Ну, как понравилась Ася? Да, острая она такая: дикая и пронзительная...

Из расспросов не удалось ничего от него мне добиться; и понял я в общем -- одно: что он в Асе увидел значительную натуру, но не совсем разобрался в своих впечатлениях о ней; нерешительность эта меня огорчила; я стал объяснять, как близка стала Ася мне:

-- Да?

Так сказал он, взглянув; и это "да" прозвучало, как будто бы он сомневался в словах моих; стал уверять его, что -- ручаюсь за отношение к Асе.

-- Да? -- И -- ничего не прибавил.

Зато говорил о "Наташе", которая очень понравилась.

У подъезда -- простились, решив еще встретиться: в "Мусагете".

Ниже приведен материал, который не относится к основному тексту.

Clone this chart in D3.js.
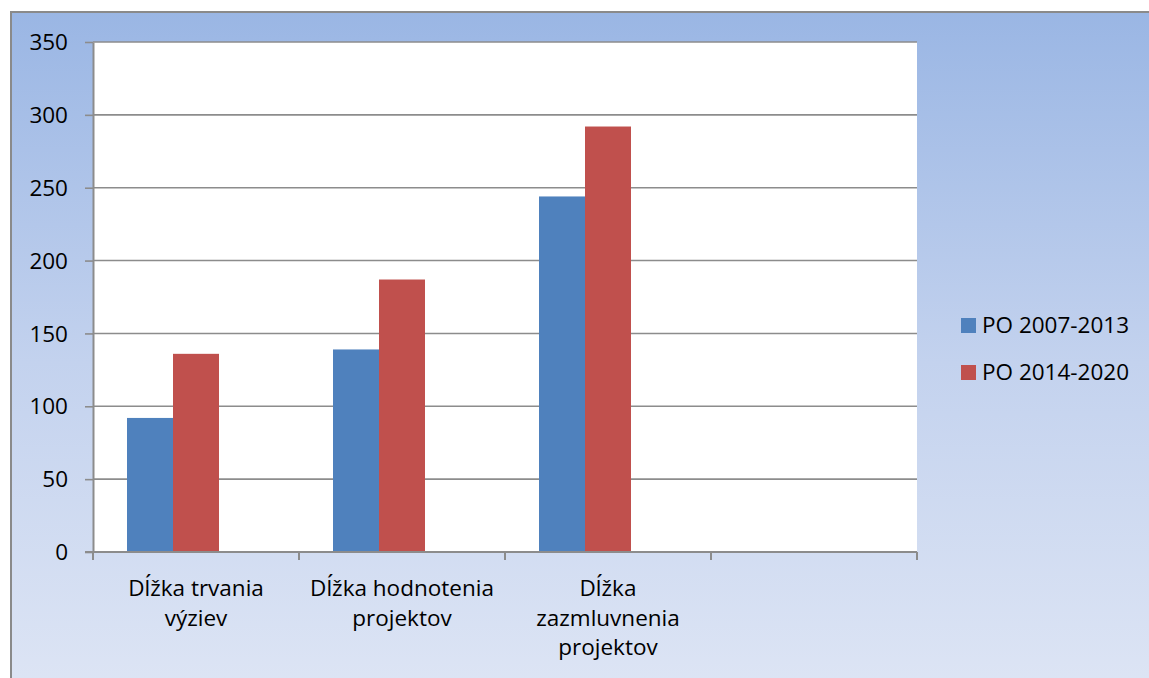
<!DOCTYPE html>
<html><head><meta charset="utf-8">
<script src="https://cdn.jsdelivr.net/npm/d3@7"></script>
<style>html,body{margin:0;padding:0;overflow:hidden;background:#fff}</style>
</head><body>
<svg id="c" width="1149" height="678"></svg>
<script>
const categories = ["Dĺžka trvania výziev", "Dĺžka hodnotenia projektov", "Dĺžka zazmluvnenia projektov", ""];
const categoryLines = [["Dĺžka trvania", "výziev"], ["Dĺžka hodnotenia", "projektov"], ["Dĺžka", "zazmluvnenia", "projektov"], []];
const seriesNames = ["PO 2007-2013", "PO 2014-2020"];
const series1 = [92, 139, 244, null];
const series2 = [136, 187, 292, null];
const yTicks = [0, 50, 100, 150, 200, 250, 300, 350];
const colors = ["#4f81bd", "#c0504d"];

const FONT = "'Open Sans', sans-serif";
const FS = 22.5;

const svg = d3.select("#c");
const defs = svg.append("defs");
const grad = defs.append("linearGradient").attr("id", "bg").attr("x1", 0).attr("y1", 0).attr("x2", 0).attr("y2", 1);
grad.append("stop").attr("offset", "0%").attr("stop-color", "#9ab6e4");
grad.append("stop").attr("offset", "50%").attr("stop-color", "#c3d2ee");
grad.append("stop").attr("offset", "100%").attr("stop-color", "#dfe6f5");

svg.append("rect").attr("x", 11).attr("y", 12).attr("width", 1160).attr("height", 700)
  .attr("fill", "url(#bg)").attr("stroke", "#8a8a8a").attr("stroke-width", 2);

const m = {l: 93, t: 42, r: 917, b: 552};
const x = d3.scaleBand().domain(d3.range(categories.length)).range([m.l, m.r]);
const y = d3.scaleLinear().domain([0, 350]).range([m.b, m.t]);
// three series slots per category (third slot empty), Excel-style gap
const gap = 68 / 206;
const sub = d3.scaleBand().domain([0, 1, 2]).range([x.bandwidth() * gap / 2, x.bandwidth() * (1 - gap / 2)]);

svg.append("rect").attr("x", m.l).attr("y", m.t).attr("width", m.r - m.l).attr("height", m.b - m.t).attr("fill", "#fff");

// gridlines
svg.append("g").selectAll("line").data(yTicks.filter(d => d > 0)).join("line")
  .attr("x1", m.l).attr("x2", m.r).attr("y1", d => y(d)).attr("y2", d => y(d))
  .attr("stroke", "#8c8c8c").attr("stroke-width", 1.6);

// bars
[series1, series2].forEach((s, si) => {
  svg.append("g").selectAll("rect").data(s.map((v, i) => ({v, i})).filter(d => d.v != null)).join("rect")
    .attr("x", d => x(d.i) + sub(si)).attr("width", sub.bandwidth())
    .attr("y", d => y(d.v)).attr("height", d => y(0) - y(d.v))
    .attr("fill", colors[si]);
});

// y axis
const yAxis = d3.axisLeft(y).tickValues(yTicks).tickSize(8).tickPadding(17).tickSizeOuter(0);
const gy = svg.append("g").attr("transform", `translate(${m.l},0)`).call(yAxis);
gy.select(".domain").attr("stroke", "#8c8c8c").attr("stroke-width", 2);
gy.selectAll(".tick line").attr("stroke", "#8c8c8c").attr("stroke-width", 1.6);
gy.selectAll(".tick text").attr("font-family", FONT).attr("font-size", FS).attr("fill", "#000").attr("dy", "0.34em");

// x axis
svg.append("line").attr("x1", m.l - 8).attr("x2", m.r).attr("y1", m.b).attr("y2", m.b).attr("stroke", "#8c8c8c").attr("stroke-width", 2);
const bounds = d3.range(categories.length + 1).map(i => m.l + i * x.step());
svg.append("g").selectAll("line").data(bounds).join("line")
  .attr("x1", d => d).attr("x2", d => d).attr("y1", m.b).attr("y2", m.b + 8)
  .attr("stroke", "#8c8c8c").attr("stroke-width", 2);

const xl = svg.append("g");
categoryLines.forEach((lines, i) => {
  lines.forEach((t, j) => {
    xl.append("text").attr("x", x(i) + x.bandwidth() / 2).attr("y", 596 + j * 29.5)
      .attr("text-anchor", "middle").attr("font-family", FONT).attr("font-size", FS)
      .attr("fill", "#000").text(t);
  });
});

// legend
seriesNames.forEach((n, i) => {
  const ly = 325 + i * 47;
  svg.append("rect").attr("x", 961).attr("y", ly - 7).attr("width", 15).attr("height", 15).attr("fill", colors[i]);
  svg.append("text").attr("x", 982).attr("y", ly + 8).attr("font-family", FONT)
    .attr("font-size", FS).attr("fill", "#000").text(n);
});
</script>
</body></html>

На следующий день в "Мусагете" мы вовсе почти не остались; был и Метнер, и "мусагетцы"; А. А. с Кожебаткиным окончательно договорился об условиях издания стихотворений. А. А. был внимателен к мусагетцам, с которыми познакомился еще в старые годы он; а С. М. Соловьева, примкнувшего к "Мусагету", здесь не было. Кажется -- был Ходасевич.

В "Мусагете " простились мы; он отбыл в Петербург, окунулся в привычную суету, от которой так скоро устал: "Я изнемог от разговоров" (письмо его к матери); в эту зиму испытывал сильный упадок он сил и лечился массажем, порой увлекаясь французской борьбой; писал он "Возмездие"35.

Я же вскоре уехал: в Сицилию, потом в Африку (с Асей)36, откуда я часто, подробно писал А. А. Блоку; интересовался он очень моими дорожными впечатлениями.